Indeed Manchester seems far better equipped than London to sympathise with the economic realities of what is going on in cities far closer to us and often with similar industrial histories and post-industrial problems.

Rather than seeing Manchester as “northern” – a profoundly London-centric view of the world – how about we start seeing Manchester instead as “central”? It is central both in terms of the position we occupy in the country we live in and to the prospects of that nation continuing for another 300 years.

We might ask a bolder question – why exactly does London, tucked away in the south east, have to remain the capital of the nation anyway? True, London has of course the overwhelming economic power and population, but plenty of nations – think Canada, the US, Australia – position their political capitals in places separate from the largest city. A nation’s capital should be placed to reach out to every part of the land. In the UK at the moment, London palpably fails to do that.

Looked at historically, one reason why London emerged as the nation’s capital was profoundly connected to the ruling elite – from the Romans to the Normans to the Tudors – maintaining land interests in continental Europe and needing to stay in close contact with them from a defendable position away from the coast. At the point where Henry VIII finally lost the last vestigial footing in France, the great age of sea trade and worldwide exploration began, making London, positioned on the estuary of the Thames, perfectly placed to be the engine of the nation’s success for another 400 years.

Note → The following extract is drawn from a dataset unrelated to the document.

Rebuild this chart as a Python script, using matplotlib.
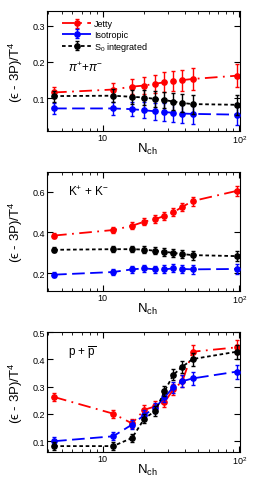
import numpy as np
import matplotlib.pyplot as plt
from matplotlib.ticker import FixedLocator, LogLocator, NullFormatter

plt.rcParams['font.family'] = ['Liberation Sans', 'DejaVu Sans']
plt.rcParams['mathtext.fontset'] = 'custom'
plt.rcParams['mathtext.rm'] = 'Liberation Sans'
plt.rcParams['mathtext.it'] = 'Liberation Sans:italic'

nch = [4.4, 11.9, 16.4, 20.1, 24.3, 28.3, 32.9, 38.3, 45.4, 95.5]

# pi+ + pi-
pi_jetty = [0.116, 0.124, 0.132, 0.135, 0.140, 0.144, 0.147, 0.150, 0.153, 0.162]
pi_jetty_err = [0.015, 0.018, 0.021, 0.023, 0.025, 0.027, 0.028, 0.029, 0.030, 0.031]
pi_iso = [0.072, 0.072, 0.070, 0.067, 0.064, 0.062, 0.060, 0.058, 0.057, 0.055]
pi_iso_err = [0.015, 0.018, 0.020, 0.022, 0.024, 0.025, 0.026, 0.027, 0.028, 0.028]
pi_s0 = [0.106, 0.107, 0.104, 0.102, 0.098, 0.095, 0.091, 0.087, 0.084, 0.082]
pi_s0_err = [0.015, 0.018, 0.020, 0.021, 0.022, 0.023, 0.024, 0.025, 0.026, 0.027]

# K+ + K-
k_jetty = [0.384, 0.411, 0.432, 0.452, 0.465, 0.480, 0.498, 0.525, 0.553, 0.603]
k_jetty_err = [0.012, 0.015, 0.016, 0.017, 0.018, 0.019, 0.020, 0.021, 0.022, 0.025]
k_iso = [0.192, 0.205, 0.218, 0.223, 0.218, 0.218, 0.223, 0.220, 0.218, 0.220]
k_iso_err = [0.012, 0.015, 0.016, 0.017, 0.018, 0.019, 0.020, 0.021, 0.022, 0.025]
k_s0 = [0.314, 0.317, 0.317, 0.315, 0.309, 0.304, 0.299, 0.293, 0.288, 0.283]
k_s0_err = [0.012, 0.015, 0.016, 0.017, 0.018, 0.019, 0.020, 0.021, 0.022, 0.025]

# p + pbar
p_jetty = [0.262, 0.201, 0.165, 0.215, 0.228, 0.243, 0.290, 0.320, 0.428, 0.444]
p_jetty_err = [0.015, 0.015, 0.016, 0.017, 0.018, 0.019, 0.020, 0.022, 0.024, 0.026]
p_iso = [0.100, 0.118, 0.161, 0.196, 0.223, 0.261, 0.298, 0.320, 0.330, 0.355]
p_iso_err = [0.015, 0.015, 0.016, 0.017, 0.018, 0.019, 0.020, 0.022, 0.024, 0.026]
p_s0 = [0.082, 0.082, 0.112, 0.182, 0.212, 0.283, 0.344, 0.373, 0.401, 0.428]
p_s0_err = [0.015, 0.015, 0.016, 0.017, 0.018, 0.019, 0.020, 0.022, 0.024, 0.026]

panels = [
    (pi_jetty, pi_jetty_err, pi_iso, pi_iso_err, pi_s0, pi_s0_err,
     (0.01, 0.34), [0.1, 0.2, 0.3], r'$\pi^{+}$+$\pi^{-}$', 0.53),
    (k_jetty, k_jetty_err, k_iso, k_iso_err, k_s0, k_s0_err,
     (0.112, 0.695), [0.2, 0.4, 0.6], r'K$^{+}$ + K$^{-}$', 0.84),
    (p_jetty, p_jetty_err, p_iso, p_iso_err, p_s0, p_s0_err,
     (0.06, 0.5), [0.1, 0.2, 0.3, 0.4, 0.5], r'p + $\overline{\mathregular{p}}$', 0.84),
]

positions = [
    [0.184, 0.7256, 0.757, 0.2495],
    [0.184, 0.393, 0.757, 0.247],
    [0.184, 0.058, 0.757, 0.2495],
]

fig = plt.figure(figsize=(2.55, 4.81), dpi=100)

for i, (jet, jet_e, iso, iso_e, s0, s0_e, ylim, yticks, label, ly) in enumerate(panels):
    ax = fig.add_axes(positions[i])
    kw = dict(marker='o', markersize=3.8, capsize=1.2, elinewidth=1.0, lw=1.3)
    ax.errorbar(nch, jet, yerr=jet_e, color='#ff0000', dashes=[7, 3, 1, 3],
                label='Jetty', zorder=2, **kw)
    ax.errorbar(nch, iso, yerr=iso_e, color='#0000ff', dashes=[7, 3],
                label='Isotropic', zorder=3, **kw)
    ax.errorbar(nch, s0, yerr=s0_e, color='black', dashes=[2, 1.5],
                label=r'S$_{0}$ integrated', zorder=4, **kw)
    ax.set_xscale('log')
    ax.set_xlim(3.9, 101)
    ax.set_ylim(*ylim)
    ax.xaxis.set_major_locator(FixedLocator([10, 100]))
    ax.set_xticklabels(['10', r'10$^{2}$'])
    ax.xaxis.set_minor_locator(LogLocator(base=10, subs=np.arange(2, 10)))
    ax.xaxis.set_minor_formatter(NullFormatter())
    ax.set_yticks(yticks)
    ax.set_yticklabels([f'{t:.1f}' for t in yticks])
    ax.tick_params(which='both', direction='in', top=True, right=True,
                   labelsize=6.5, pad=1.5)
    ax.tick_params(which='major', length=4)
    ax.tick_params(which='minor', length=2)
    ax.set_xlabel(r'N$_{\mathregular{ch}}$', fontsize=9.5)
    ax.xaxis.set_label_coords(0.52, -0.085)
    ax.set_ylabel(r'(ϵ - 3P)/T$^{4}$', fontsize=9.5)
    ax.yaxis.set_label_coords(-0.115, 0.5)
    ax.text(0.11, ly, label, transform=ax.transAxes, fontsize=8.5, va='center')
    if i == 0:
        ax.legend(loc='upper left', frameon=False, fontsize=6.5, handlelength=3.2,
                  borderaxespad=0.0, labelspacing=0.15, handletextpad=0.3,
                  bbox_to_anchor=(0.06, 0.96))

plt.savefig('out.png', dpi=100)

But in today’s new age of “Global Britain”, where we have just decisively cut our ties with the political arrangements of continental Europe and broken free to reach out to the rest of world, why is it necessary for London to remain the centre of UK politics, an arrangement which clearly does not appeal to large numbers of people in the other nations of the UK?

It’s time not for more federalism – the very thing which is driving the UK apart – but for a political reconfiguration that recognises where the centre of the nation we live in actually is. We want a *united* kingdom, with government agencies and institutions operating in Manchester – the second largest conurbation outside London – that help to keep the entire nation together.

Moving to Manchester a reformed upper chamber of Parliament – perhaps elected by proportional representation – would make a healthy start. It would also open the eyes of many of our London-centric legislators as to what the issues facing cities like Manchester, Belfast and Glasgow actually are.

This is our precious nation and we can not just sit on the sidelines while London allows it to drift apart. Manchester, at the heart of the nation, is ready to step up and play its part in its political destiny of holding the UK together.